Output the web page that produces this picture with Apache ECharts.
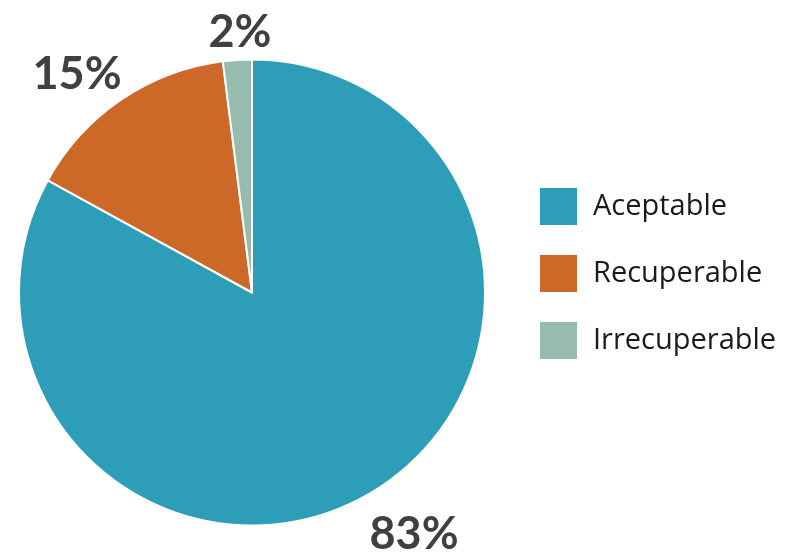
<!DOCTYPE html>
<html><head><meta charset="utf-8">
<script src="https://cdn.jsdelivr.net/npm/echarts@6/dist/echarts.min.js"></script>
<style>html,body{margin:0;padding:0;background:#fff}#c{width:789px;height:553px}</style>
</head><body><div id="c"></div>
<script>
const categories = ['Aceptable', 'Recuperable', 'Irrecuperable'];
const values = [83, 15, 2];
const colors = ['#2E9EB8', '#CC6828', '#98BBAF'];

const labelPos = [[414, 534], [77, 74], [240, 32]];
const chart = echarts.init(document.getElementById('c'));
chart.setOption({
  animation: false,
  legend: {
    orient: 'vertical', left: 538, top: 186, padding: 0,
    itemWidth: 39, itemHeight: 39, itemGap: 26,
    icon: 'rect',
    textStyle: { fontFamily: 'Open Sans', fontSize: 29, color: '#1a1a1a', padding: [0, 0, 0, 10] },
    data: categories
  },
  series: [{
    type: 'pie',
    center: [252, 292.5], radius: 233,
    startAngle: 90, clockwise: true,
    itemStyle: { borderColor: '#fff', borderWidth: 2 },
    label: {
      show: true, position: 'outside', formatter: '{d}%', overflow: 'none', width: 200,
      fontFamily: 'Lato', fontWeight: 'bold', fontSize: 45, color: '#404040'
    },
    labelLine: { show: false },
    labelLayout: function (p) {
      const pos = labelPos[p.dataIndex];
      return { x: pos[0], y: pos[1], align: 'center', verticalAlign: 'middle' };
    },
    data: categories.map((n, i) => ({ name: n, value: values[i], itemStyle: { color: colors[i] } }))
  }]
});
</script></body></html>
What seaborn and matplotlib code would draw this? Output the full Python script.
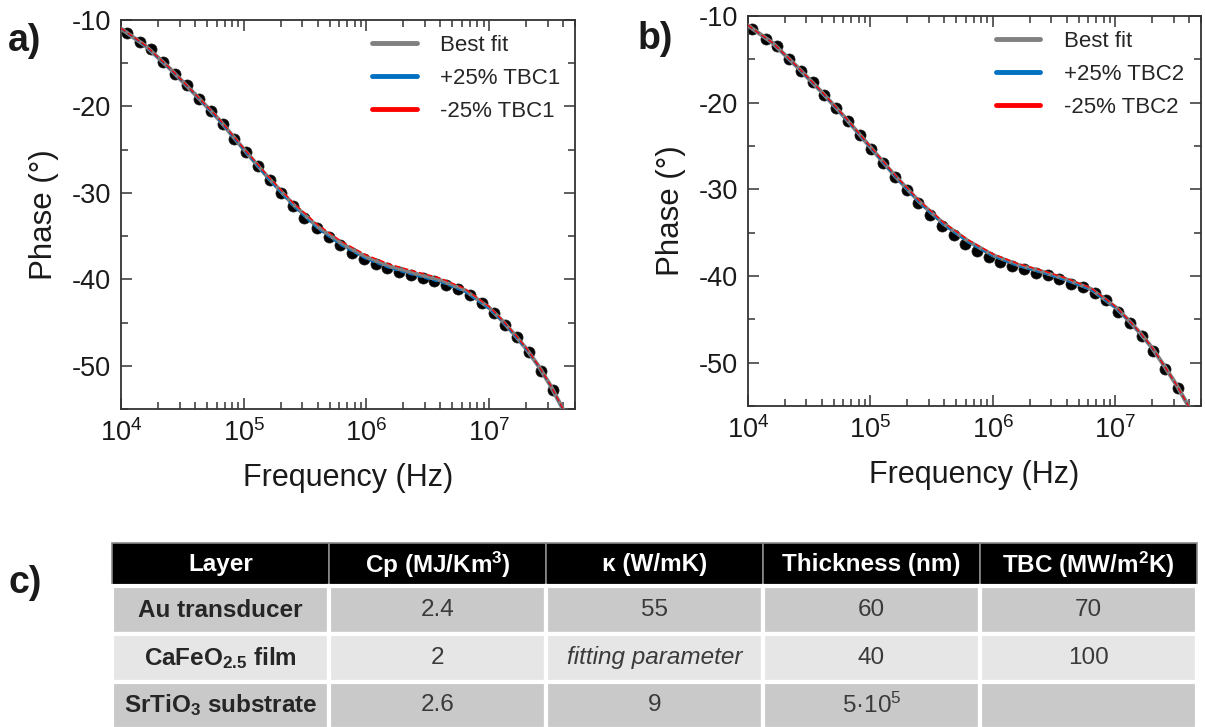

============

# Request
Show every line from the entries above in which the word "this" appears.

# Result
Output the web page that produces this picture with Apache ECharts.
What seaborn and matplotlib code would draw this? Output the full Python script.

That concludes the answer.